How SQL Is Making Me a Better Scientist
An explanation of why and how I started using SQL
SQL (Structured Query Language) is a computer language for relational database management and data manipulation. Relational databases and SQL are extremely popular in industry and for a good reason. Relational databases are great when working with large and complex databases. SQL as a language, allows you to efficiently query these databases. SQL is a declarative programming language, which basically means that when writing SQL code you know what it does but you don’t necessarily know how it works. Why SQL is such a powerful language happens all behind the scenes, where it can query databases with extreme efficiency. Since it is a declarative language, if you are familiar with imperative programming languages (e.g., Python), you will find it quite easy to learn. Again, with SQL, groups of individuals dedicated to learning how to efficiently query databases have done the hard work for us and figured out methods to query databases. With SQL, we just tell the computer what we want done.
When I first learned about SQL, I did not think it would be useful for my day-to-day work as a graduate student studying computational cognitive neuroscience. I recognized that since SQL is so popular in industry, I would have to learn it, but I did not intend to use SQL as a student. After thinking a little bit more about how SQL could be used in my workplace, I realized that creating/maintaining relational databases could be extremely useful in my work.
Why I Chose to Start Using SQL
My research investigates a discipline called the cognitive neuroscience of aging, meaning I typically conduct human brain imaging research studies containing samples of human research participants of younger adults (~18–29 years old) and older adults (~65–79 years old). Regarding specifically the older adult participants, it is actually somewhat difficult to find participants that (1) want to participate in research studies that typically span several days and (2) receive an MRI which can last anywhere from 1–2 hours. Therefore, it is more or less the same older adults that participate in my studies and other studies within the lab. Although each study design is different, there are typically similar components of each study. For example, typically all of the studies within the lab contain the same neuropsychological assessments. We are essentially conducting a longitudinal study but don’t even realize it.

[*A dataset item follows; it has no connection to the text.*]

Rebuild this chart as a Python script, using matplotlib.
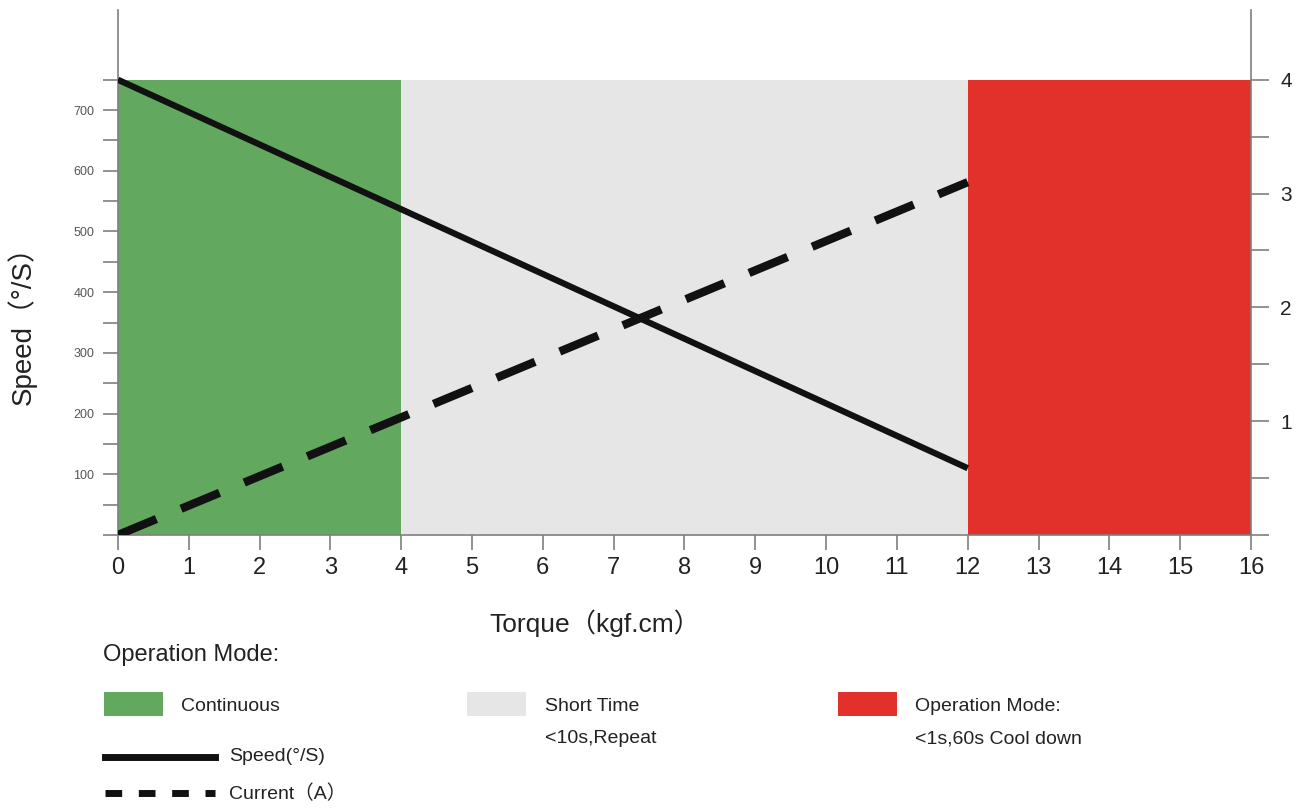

Even though we are using the same participants year after year, within the lab there was not a good system to track what participants are completing each of our studies. Essentially every study was independent of each other. It truly was a shame that there was no system in place to track participants over time. That’s when I realized that creating a standardized lab-wide relational database management system has the potential to transform my research. I could create a way to easily track participants over time and maintain their data all in one place. There are several benefits for creating this database management system. First, myself or one of my colleagues could conduct a number of interesting analyses, including tracking participants’ cognitive performance (e.g., memory) over time and see who exhibits cognitive decline, who does not, and what studies have they participated in. Furthermore, creating a relational database management system may save time administering assessments. A colleague and myself may be running two different studies around the same time and administering the same neuropsychological battery. If the same participants complete each study, they should not be given the neuropsychological battery each time in order to avoid practice effects. Lastly, we could collapse data between studies. For example, I predominantly conduct brain imaging studies but some of my colleagues just conduct behavioral studies. A colleague could query the relational database, see that many of his or her participants completed my study, and possibly correlate the behavioral measures with my imaging measures, or vice versa. In sum, the creation of a relational database system has the potential to increase the impact of my work.
Creating the Database
Now that I have made an argument for why I think the creation of the database is beneficial for my work, I’m going to explain how I made this database. I am a beginner to the design of relational databases, so I welcome any feedback. Before creating the database, it is important to create a diagram of the database structure. There are many programs available to do this, but I used DBDiagram, which is completely free. Below is the diagram:
The details of this diagram are not too important, but essentially each participant is assigned a unique participant id and each study is assigned a unique study id. The NIH Toolbox is the neuropsychological battery and there are a few other assessments in the ScreeningQuestionnaire.
To actually create the database I used SQLite and specifically sqlite3 in Python. In order to ensure the data was entered properly, I viewed the database using DB Browser for SQLite. For readers interested in learning SQL, there are a lot of online resources, but I specifically used a Coursera class, Python for Everybody and, most importantly, practiced with my own data!
I am not able to make the data publicly available because it contains participants’ personal information, but you may view the script used to create the database on my GitHub. As of now the database only contains one study, but eventually it will be expanded to include multiple studies and more study data points.
Conclusions
I am confident that my colleagues and myself will benefit from this database. I am excited to see what novel analyses this database will help yield! Lastly, I will end with one last piece of advice, which is if you think you cannot benefit from the use of a relational database, think again. Database management is important at any institution and has the potential to make your life easier and increase the quality of your work.